Wie erwähnt zog der Erfolg von „Der Exorzist“ viele ähnlich geartete Filme nach sich, von denen allerdings keiner (zumindest keiner, den ich gesehen habe) qualitativ auch nur halbwegs in die Nähe des Genrepioniers kommt. Die meisten schaffen es nicht einmal, der Grundprämisse irgendetwas neues abzugewinnen. Dasselbe gilt leider auch für die diversen Nachfolgefilme, von denen lediglich einer in die Nähe des ersten Teils kommt. „Exorzist II: Der Ketzer“ ist dabei der schlimmste Teil und kann guten Gewissens als Müll bezeichnet werden. „Der Exorzist III“ ist der gelungenste Nachfolger, was möglicherweise damit zusammenhängt, dass Blatty hier abermals einen seiner eigenen Romane („Legion“) adaptierte und dabei nicht nur für das Drehbuch, sondern auch für die Regie verantwortlich war (und dabei konsequent den fürchterlichen zweiten Teil ignorierte). Darüber hinaus weiß der dritte Film der Reihe vor allem mit äußerst atmosphärischen und subtil-erschreckenden Dialogsequenzen zu überzeugen, die Jason Miller und Brad Dourif die Möglichkeit zu dämonischer guter Schauspielkunst geben.
Und schließlich gibt es noch zwei Prequels, die beide von der ersten Begegnung Father Merrins (in beiden gespielt von Stellan Skarsgård) mit dem Dämon erzählen. Im Grunde handelt es sich um zwei Versionen desselben Film. Die ursprüngliche Schnittfassung von Paul Schrader war dem Studio nicht horrormäßig genug, weshalb es Renny Harlin anheuerte, der große Teile des Films neudrehte. Letztendlich wurden allerdings beide Versionen veröffentlich (die Harlin-Version heißt „Exorzist: Der Anfang“, während die Schrader-Fassung den Titel „Dominion: Exorzist – Der Anfang des Bösen“ trägt).
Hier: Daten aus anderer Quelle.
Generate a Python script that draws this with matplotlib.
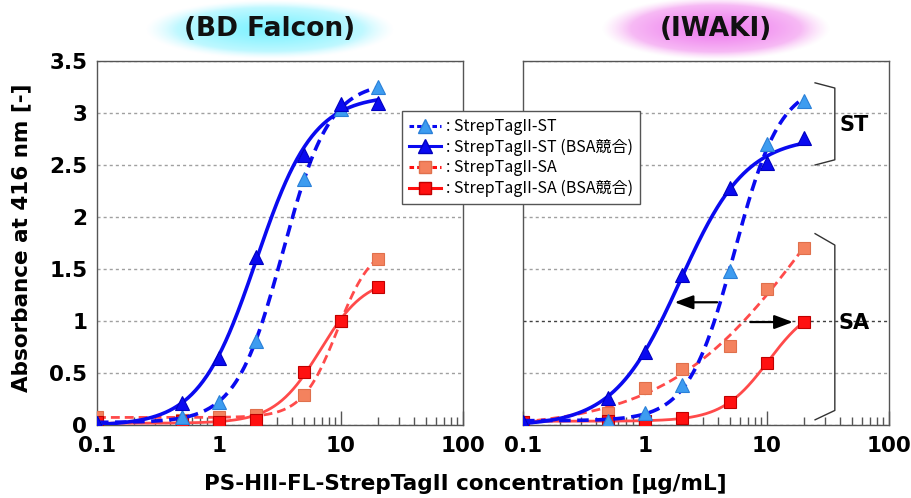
import numpy as np
import matplotlib
matplotlib.use("Agg")
import matplotlib.pyplot as plt
from matplotlib.lines import Line2D
import matplotlib.transforms as mtransforms

# ---------------- data ----------------
conc = [0.1, 0.5, 1, 2, 5, 10, 20]

falcon_st = [0.02, 0.08, 0.22, 0.81, 2.37, 3.04, 3.25]
falcon_st_bsa = [0.02, 0.21, 0.64, 1.62, 2.60, 3.09, 3.10]
falcon_sa = [0.08, 0.05, 0.08, 0.10, 0.29, 1.00, 1.60]
falcon_sa_bsa = [0.03, 0.04, 0.03, 0.05, 0.51, 1.00, 1.33]

iwaki_st = [0.02, 0.04, 0.12, 0.38, 1.48, 2.70, 3.12]
iwaki_st_bsa = [0.03, 0.26, 0.70, 1.44, 2.28, 2.52, 2.76]
iwaki_sa = [0.03, 0.12, 0.36, 0.54, 0.76, 1.31, 1.70]
iwaki_sa_bsa = [0.03, 0.04, 0.04, 0.07, 0.22, 0.60, 0.99]

series_labels = [": StrepTagII-ST", ": StrepTagII-ST (BSA競合)",
                 ": StrepTagII-SA", ": StrepTagII-SA (BSA競合)"]
panel_titles = ["(BD Falcon)", "(IWAKI)"]
xtick_vals = [0.1, 1, 10, 100]
xtick_labels = ["0.1", "1", "10", "100"]
ytick_vals = [0, 0.5, 1, 1.5, 2, 2.5, 3, 3.5]
ytick_labels = ["0", "0.5", "1", "1.5", "2", "2.5", "3", "3.5"]


def logistic(p, lx):
    a, d, m, b = p
    return a + (d - a) / (1.0 + 10.0 ** (-b * (lx - m)))


def fit_curve(x, y):
    """Four-parameter logistic fit (in log10 x) by Levenberg-Marquardt."""
    lx = np.log10(np.asarray(x, float)); y = np.asarray(y, float)
    half = y.min() + 0.5 * (y.max() - y.min())
    m0 = np.interp(half, np.sort(y), np.sort(lx))
    p = np.array([y.min(), y.max() * 1.05, m0, 2.0])
    sse = lambda q: np.sum((y - logistic(q, lx)) ** 2)
    lam = 1e-2
    cur = sse(p)
    for _ in range(800):
        r = y - logistic(p, lx)
        J = np.zeros((len(lx), 4))
        for j in range(4):
            dp = np.zeros(4); dp[j] = 1e-6
            J[:, j] = (logistic(p + dp, lx) - logistic(p - dp, lx)) / 2e-6
        A = J.T @ J; g = J.T @ r
        try:
            step = np.linalg.solve(A + lam * np.diag(np.diag(A) + 1e-9), g)
        except np.linalg.LinAlgError:
            break
        pn = p + step
        pn[3] = np.clip(pn[3], 0.3, 8)
        pn[1] = np.clip(pn[1], y.max() * 0.8, y.max() * 2.2)
        pn[2] = np.clip(pn[2], -1, 2)
        new = sse(pn)
        if np.isfinite(new) and new < cur:
            p, cur = pn, new; lam *= 0.3
        else:
            lam *= 10
        if lam > 1e8:
            break
    return p


plt.rcParams['font.family'] = ['DejaVu Sans']
fig = plt.figure(figsize=(9.12, 4.98), dpi=100)
W, H = 912, 498

# background glow ellipses behind titles
bg = fig.add_axes([0, 0, 1, 1], zorder=-5)
bg.set_xlim(0, W); bg.set_ylim(H, 0); bg.axis('off')


def glow(cx, cy, ax_, ay_, c_center, c_edge):
    x0, x1 = cx - ax_ - 5, cx + ax_ + 5
    y0, y1 = cy - ay_ - 5, cy + ay_ + 5
    xs = np.linspace(x0, x1, 300); ys = np.linspace(y0, y1, 120)
    X, Y = np.meshgrid(xs, ys)
    r = np.sqrt(((X - cx) / ax_) ** 2 + ((Y - cy) / ay_) ** 2)
    t = np.clip(r, 0, 1)[..., None]
    cc = np.array(matplotlib.colors.to_rgb(c_center)); ce = np.array(matplotlib.colors.to_rgb(c_edge))
    col = cc * (1 - t ** 1.3) + ce * t ** 1.3
    alpha = np.clip((1 - r) / 0.25, 0, 1)
    img = np.dstack([col, alpha])
    bg.imshow(img, extent=(x0, x1, y1, y0), interpolation='bilinear', aspect='auto')


glow(270, 30, 124, 29, '#7ff2ff', '#dcfbff')
glow(716, 29, 114, 31, '#ee7cee', '#fbd6f8')

c_lblue = '#3d9cf0'; c_blue = '#0a0af0'
c_orange = '#f4825e'; c_red = '#ff1010'
c_redline = '#ff4a4a'

ax_left = fig.add_axes([97 / W, 1 - 425 / H, 366 / W, 364 / H])
ax_right = fig.add_axes([523 / W, 1 - 425 / H, 366 / W, 364 / H])

xn = np.logspace(np.log10(conc[0]), np.log10(conc[-1]), 300)
lxn = np.log10(xn)

for ax, data, title, tx in [
        (ax_left, (falcon_st, falcon_st_bsa, falcon_sa, falcon_sa_bsa), panel_titles[0], 270),
        (ax_right, (iwaki_st, iwaki_st_bsa, iwaki_sa, iwaki_sa_bsa), panel_titles[1], 716)]:
    st, st_bsa, sa, sa_bsa = data
    fits = [np.clip(logistic(fit_curve(conc, s), lxn), 0.005, None) for s in (st, st_bsa, sa, sa_bsa)]
    # red curves first
    ax.plot(xn, fits[2], color=c_redline, lw=2.0, ls=(0, (3.2, 1.8)), zorder=3)
    ax.plot(xn, fits[3], color=c_redline, lw=2.0, zorder=3)
    ax.plot(conc, sa, ls='none', marker='s', ms=8.5, mfc=c_orange, mec='#e0704c', mew=0.8, zorder=4)
    ax.plot(conc, sa_bsa, ls='none', marker='s', ms=8.5, mfc=c_red, mec='#c00000', mew=0.8, zorder=4)
    ax.plot(xn, fits[0], color=c_blue, lw=2.6, ls=(0, (3.2, 1.8)), zorder=5)
    ax.plot(xn, fits[1], color=c_blue, lw=2.6, zorder=5)
    ax.plot(conc, st, ls='none', marker='^', ms=10, mfc=c_lblue, mec='#2a80d8', mew=0.8, zorder=6)
    ax.plot(conc, st_bsa, ls='none', marker='^', ms=10, mfc=c_blue, mec='#0000c0', mew=0.8, zorder=6)

    ax.set_xscale('log')
    ax.set_xlim(0.1, 100)
    ax.set_ylim(0, 3.5)
    ax.set_xticks(xtick_vals)
    ax.set_xticklabels(xtick_labels, fontsize=15.5, fontweight='bold')
    ax.tick_params(axis='x', which='major', direction='in', length=10, width=1, color='#555555', pad=8)
    ax.tick_params(axis='x', which='minor', direction='in', length=6, width=1, color='#555555')
    ax.set_yticks(ytick_vals)
    ax.tick_params(axis='y', length=0, pad=7)
    ax.grid(axis='y', color='#a0a0a0', ls=(0, (2.2, 2.2)), lw=1.0)
    ax.set_axisbelow(True)
    for s in ax.spines.values():
        s.set_color('#555555'); s.set_linewidth(1.0)
    fig.text(tx / W, 1 - 29 / H, title, ha='center', va='center', fontsize=19, fontweight='bold', color='#111111')

ax_left.set_yticklabels(ytick_labels, fontsize=15.5, fontweight='bold')
ax_right.set_yticklabels([])
# the y=1 guide line on the IWAKI panel is darker
ax_right.get_ygridlines()[2].set_color('#404040')

# brackets and annotations on the IWAKI panel
trans = mtransforms.blended_transform_factory(ax_right.transAxes, ax_right.transData)
ax_right.plot([0.798, 0.852, 0.852, 0.798], [3.29, 3.24, 2.55, 2.50], color='#333333', lw=1.0,
              transform=trans, clip_on=False, zorder=7)
ax_right.plot([0.798, 0.852, 0.852, 0.798], [1.84, 1.73, 0.14, 0.05], color='#333333', lw=1.0,
              transform=trans, clip_on=False, zorder=7)
ax_right.text(0.905, 2.88, "ST", transform=trans, ha='center', va='center', fontsize=15, fontweight='bold')
ax_right.text(0.905, 0.98, "SA", transform=trans, ha='center', va='center', fontsize=15, fontweight='bold')
arrow_style = dict(arrowstyle='-|>,head_length=0.8,head_width=0.3', color='black', lw=1.6,
                   mutation_scale=14, shrinkA=0, shrinkB=0)
ax_right.annotate("", xy=(1.75, 1.18), xytext=(3.9, 1.18), arrowprops=arrow_style, zorder=8)
ax_right.annotate("", xy=(16.3, 0.99), xytext=(7.3, 0.99), arrowprops=arrow_style, zorder=8)

# axis labels
fig.text(21 / W, 1 - 238 / H, "Absorbance at 416 nm [-]", rotation=90, ha='center', va='center',
         fontsize=15.5, fontweight='bold')
fig.text(465 / W, 1 - 484 / H, "PS-HII-FL-StrepTagII concentration [μg/mL]", ha='center', va='center',
         fontsize=15.5, fontweight='bold')

# legend
handles = [
    Line2D([], [], color=c_blue, lw=2.2, ls=(0, (1.5, 1)), marker='^', ms=10, mfc=c_lblue, mec='#2a80d8'),
    Line2D([], [], color=c_blue, lw=2.2, marker='^', ms=10, mfc=c_blue, mec='#0000c0'),
    Line2D([], [], color=c_red, lw=2.2, ls=(0, (1.5, 1)), marker='s', ms=8.5, mfc=c_orange, mec='#e0704c'),
    Line2D([], [], color=c_red, lw=2.2, marker='s', ms=8.5, mfc=c_red, mec='#c00000'),
]
leg = fig.legend(handles, series_labels, loc='upper left', bbox_to_anchor=(402 / W, 1 - 111 / H),
                 bbox_transform=fig.transFigure, frameon=True, fancybox=False, framealpha=1,
                 edgecolor='#555555', handlelength=2.0, handletextpad=0.3, labelspacing=0.22,
                 borderpad=0.45, borderaxespad=0,
                 prop={'family': ['Noto Sans CJK JP', 'DejaVu Sans'], 'size': 11.5})
leg.get_frame().set_linewidth(1.0)
leg.set_zorder(20)

fig.savefig("out.png", dpi=100)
Letztendlich finde ich beide Versionen nicht besonders gelungen, Harlins Film ist in der Tat ein wenig unheimlicher, während Schraders psychologischer und besser durchdacht ist, aber von der Qualität des Originals und selbst des dritten Films sind beide ziemlich weit entfernt.
Fazit: „Der Exorzist“ gilt völlig zurecht als Meilenstein des Horrorfilms, was sich über die diversen offiziellen und inoffiziellen Nachfolger allerdings nicht sagen lässt.